War Eagle Extra

Auburn verbal commit Woody Barrett not going to settle for fourth wheel in QB competition

Michael Niziolek


Woody Barrett warms up for the Under Armour All-America game in early January. The Auburn verbal commit played for Team Armour in the annual high school showcase event. (Courtesy)
Woody Barrett warms up for the Under Armour All-America game in early January. The Auburn verbal commit played for Team Armour in the annual high school showcase event. (Courtesy)

Auburn’s early interest in West Orange quarterback Woody Barrett came as no surprise to his coach Bob Head.

“He’s always reminded us of Cam Newton,” Head said. “Auburn truly has the offense that’s suited to him.”

After working with Barrett for two years, the Newton comparison isn’t hyperbole. Head happily raves about the dual-threat quarterback’s talents.

Barrett’s arrival at West Orange as a transfer from Evans High School for his junior year spurred the most successful two-year stretch in program history. He led the Warriors to their first playoff win last season. 

For an encore, the 6-foot-2, 230-pounder guided West Orange to a record 12 wins in the fall and an appearance in the Class 8A semifinals.
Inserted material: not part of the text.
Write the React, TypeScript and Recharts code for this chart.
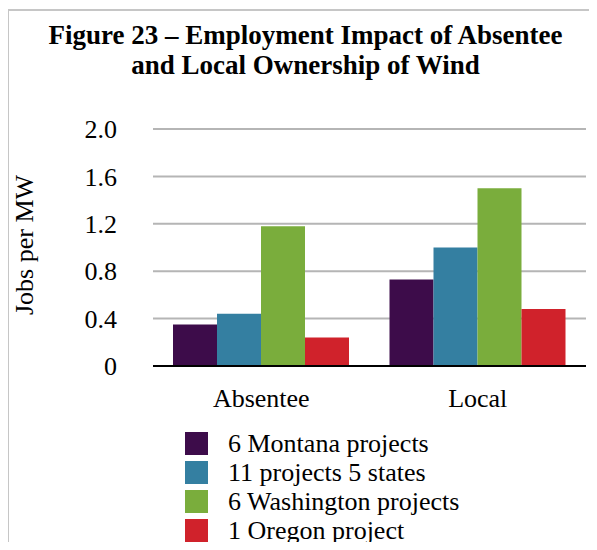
import { Bar, BarChart, CartesianGrid, Legend, XAxis, YAxis } from "recharts";

const categories = ["Absentee", "Local"];
const montana = [0.35, 0.73];
const fiveStates = [0.44, 1.0];
const washington = [1.18, 1.5];
const oregon = [0.24, 0.48];
const yTicks = [0, 0.4, 0.8, 1.2, 1.6, 2.0];

const series = [
  { key: "montana", name: "6 Montana projects", color: "#3d0c4a" },
  { key: "fiveStates", name: "11 projects 5 states", color: "#347fa1" },
  { key: "washington", name: "6 Washington projects", color: "#7aad3c" },
  { key: "oregon", name: "1 Oregon project", color: "#d0222b" },
];

const data = categories.map((c, i) => ({
  category: c,
  montana: montana[i],
  fiveStates: fiveStates[i],
  washington: washington[i],
  oregon: oregon[i],
}));

const FONT = '"Liberation Serif", "Times New Roman", serif';

function LegendBox({ payload }: any) {
  const order = series.map((s) => s.name);
  const items = [...(payload || [])].sort(
    (a: any, b: any) => order.indexOf(a.value) - order.indexOf(b.value)
  );
  return (
    <div style={{ fontFamily: FONT, fontSize: 26, color: "#000" }}>
      {items.map((p: any) => (
        <div
          key={p.value}
          style={{ display: "flex", alignItems: "center", height: 29, whiteSpace: "nowrap" }}
        >
          <span
            style={{ width: 23, height: 23, background: p.color, marginRight: 20, display: "inline-block" }}
          />
          <span>{p.value}</span>
        </div>
      ))}
    </div>
  );
}

function YLabel() {
  return (
    <text
      x={33}
      y={245}
      transform="rotate(-90 33 245)"
      textAnchor="middle"
      fontFamily={FONT}
      fontSize={26}
      fill="#000"
    >
      Jobs per MW
    </text>
  );
}

export default function App() {
  return (
    <div style={{ position: "relative", width: 597, height: 550, margin: -8, background: "#fff", overflow: "hidden" }}>
      <div
        style={{
          position: "absolute",
          left: 7,
          top: 9,
          width: 620,
          height: 600,
          borderLeft: "2px solid #c6c6c6",
          borderTop: "2px solid #c6c6c6",
        }}
      />
      <div
        style={{
          position: "absolute",
          left: 0,
          width: 611,
          top: 20,
          textAlign: "center",
          fontFamily: FONT,
          fontWeight: "bold",
          fontSize: 27,
          lineHeight: "30px",
        }}
      >
        Figure 23 – Employment Impact of Absentee
        <br />
        and Local Ownership of Wind
      </div>
      <div style={{ position: "absolute", left: 0, top: 0 }}>
        <BarChart
          width={597}
          height={550}
          data={data}
          margin={{ top: 129, right: 11, bottom: 154, left: 50 }}
          barCategoryGap={20}
          barGap={0}
        >
          <CartesianGrid vertical={false} stroke="#b5b5b5" strokeWidth={2} />
          <XAxis
            dataKey="category"
            height={30}
            tickLine={false}
            tickSize={0}
            tickMargin={23}
            axisLine={{ stroke: "#000", strokeWidth: 2 }}
            tick={{ fontFamily: FONT, fontSize: 26, fill: "#000" }}
          />
          <YAxis
            width={103}
            domain={[0, 2]}
            ticks={yTicks}
            interval={0}
            axisLine={false}
            tickLine={false}
            tickSize={0}
            tickMargin={36}
            tickFormatter={(v: number) => (v === 0 ? "0" : v.toFixed(1))}
            tick={{ fontFamily: FONT, fontSize: 26, fill: "#000" }}
            label={<YLabel />}
          />
          <Legend
            layout="vertical"
            align="center"
            verticalAlign="middle"
            content={<LegendBox />}
            wrapperStyle={{ top: 429, left: 185, width: 320 }}
          />
          {series.map((s) => (
            <Bar key={s.key} dataKey={s.key} name={s.name} fill={s.color} isAnimationActive={false} />
          ))}
        </BarChart>
      </div>
    </div>
  );
}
“He accounted for 80 percent of our offense and we had some really good weapons around him,” Head said. “He was that key ingredient to our success.”

The offense averaged more than 36 points per game with Barrett throwing for 2,000-plus yards and 20 touchdowns and adding more than 1,400 yards and 23 touchdowns on the ground.

Head saw shades of Auburn’s former Heisman winner in Barrett from everything to their similar size —Newton was taller going into college at 6-foot-5, but they have similar playing weight — playing styles and demeanor.

“Woody is one of the best athletes I’ve seen,” Head said. “He has 4.6 speed and has the mentality that he’s going to knock you out.”

It was Auburn’s past success with dual threat quarterbacks that gave the coaching staff an advantage over the many top Division 1 programs recruiting Barrett. Barrett received more than a dozen offers from power five schools with his top three coming down to Auburn, Alabama and Ohio State.

“When those are your top schools you know you are in pretty good shape,” Head said.

Barrett verbally committed to Auburn in early June and remains excited about making it official on national signing day.

“Had a great weekend at Auburn looking towards the future playing on the plaines (sic),” Barrett tweeted out after his official visit on January 17.

The transition for Barrett to the college ranks will echo the one he made coming to West Orange early in his career. In two years as a starter at Evans High School, Barrett threw for a total of four touchdowns and had no experience in the spread offense.

He evolved from a “freak athlete” into a well-rounded signal caller by learning to read defenses, improving his timing and refining his mechanics.

“He was checking at the line this season, making them on his own and getting the ball out fast,” Head said. “He turned himself into a great quarterback.”

Head sees Barrett as the most developed quarterback he’s sent to the college ranks.

“I coached Trevor Siemian (at Olympia High School), who is a backup for the Denver Broncos right now, and Woody is far ahead of where Trevor ever was,” Head said.

Siemian saw the field as a redshirt freshman for Northwestern and was a three-year starter in the Big Ten.

Auburn’s quarterback competition will be well underway when Barrett arrives on campus, but Head doesn’t see the disadvantage holding his former player back.

Barrett will be competing against returning starters Jeremy Johnson and Sean White along with junior college transfer John Franklin III. Franklin is one of Auburn’s nine early enrollees.

“There’s no question in my mind he’s going to learn it (the offense) quick and make the coaches hard pressed to ignore him,” Head said.